Though a less dominating presence than at Athens, Athena was a prominent civic goddess in virtually every Ionian city by the eighth century. At Miletos, where Apollo was the patron deity, the seventh-century Athena temple was constructed in a commercial district on the site of a former Minoan and Mycenaean colony. It was repeatedly damaged and rebuilt over the succeeding centuries.20 An unbroken series of votive offerings, including metal items such as a fragmentary bronze griffin cauldron, stretches from the eighth century on and hints at the wealth of the sanctuary. Likewise, the earliest activity at Athena’s sanctuary in Erythrai is dated to the eighth century; among the oldest structures found there were a temple (rebuilt in the sixth century) and a ruler’s dwelling.

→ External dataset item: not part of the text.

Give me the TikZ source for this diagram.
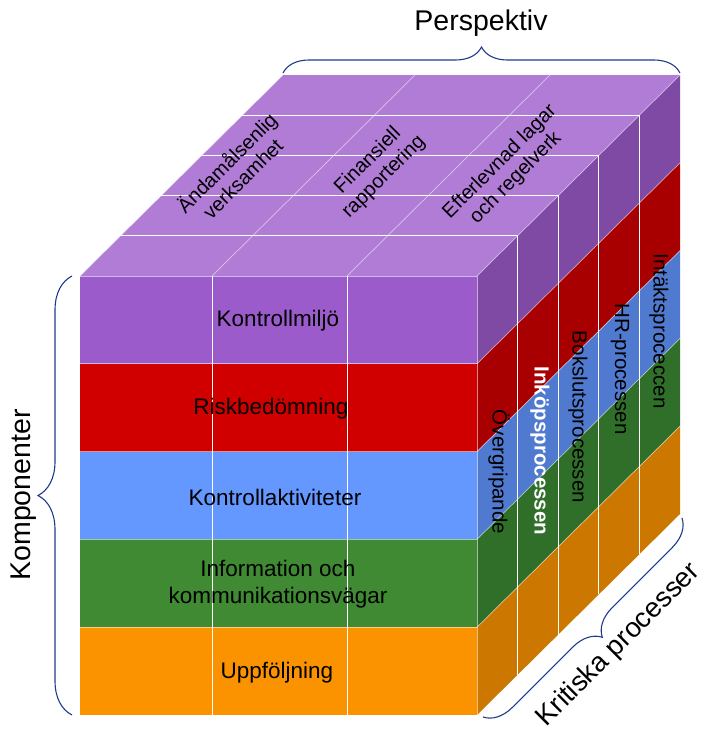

Pausanias (7.5.9) describes the cult statue of Athena Polias at Erythrai as a large enthroned Athena made of wood, holding a distaff and crowned with a polos, a cylindrical headdress often worn by goddesses. He attributes it to the Archaic sculptor Endoios. Such representations of Athena with spinning tools are virtually absent from the Greek mainland, although facilities for sacred weaving in her sanctuaries were not unusual.21
At Old Smyrna, the Athena cult seems to have been introduced by Ionian refugees from Kolophon who seized the city from its Aiolian founders in the late eighth century. The first temple to Athena, a modest apsidal structure, appeared shortly thereafter (c. 690), and its successors grew ever more elaborate. Excavation has revealed a wealth of faience, ivory, terracotta, and stone objects traceable to Rhodes, Krete, Cyprus, and Syria, evidence of the cosmopolitan city’s flourishing trade in the Orientalizing period. Around 600, the Lydian ruler Alyattes sacked the city and looted the temple, but the people quickly rebuilt it. Several mushroom-shaped capitals from the early sixth-century temple, influenced by Phoenician and Hittite models, have survived. Alyattes also burned the temple of Athena at Assessos, in the territory of Miletos. As a result of this sacrilege he fell ill, and the Delphic oracle ordered him rebuild the temple as penance for the offense to the goddess. Investigation of the ancient site, where excavators found the remains of an Archaic city and at least one temple destroyed and rebuilt in the seventh century, supports the general outline of Herodotus’ account (1.16, 19-22).22
At the citadel of Emporio on Chios, the eighth-century sanctuary of Athena shared the space inside the circuit wall with a ruler’s megaron, while the townspeople lived on the slopes below. Around 600, the hillside town was abandoned for a settlement in the harbor below, yet the Athena sanctuary was kept in use and a temple was added in the mid-sixth century. The temple design carefully preserved an earlier structure, an irregular stone box less than a meter high, touching the bedrock and filled with earth. This crude altar or basis for offerings, once the center of the open-air sanctuary, shared the focal area of the cella with the cult image. Nine small griffin protomes of
Lead, found in the cella, may have been attached to the helmet of this statue.23 Priene, Phokaia, Ephesos, Teos, Kolophon, and Klazomenai too had their cults of Athena Polias or Poliouchos (Protector of the City), demonstrating the great popularity of Athena among the lonians. Herodotus (1.147-49) relates that all these cities except for Ephesos and Kolophon celebrated the Apatouria, a coming-of-age festival celebrated by the phratries. Athena and Zeus presided over the Apatouria at Athens, so the same may have been true in the Ionian cities.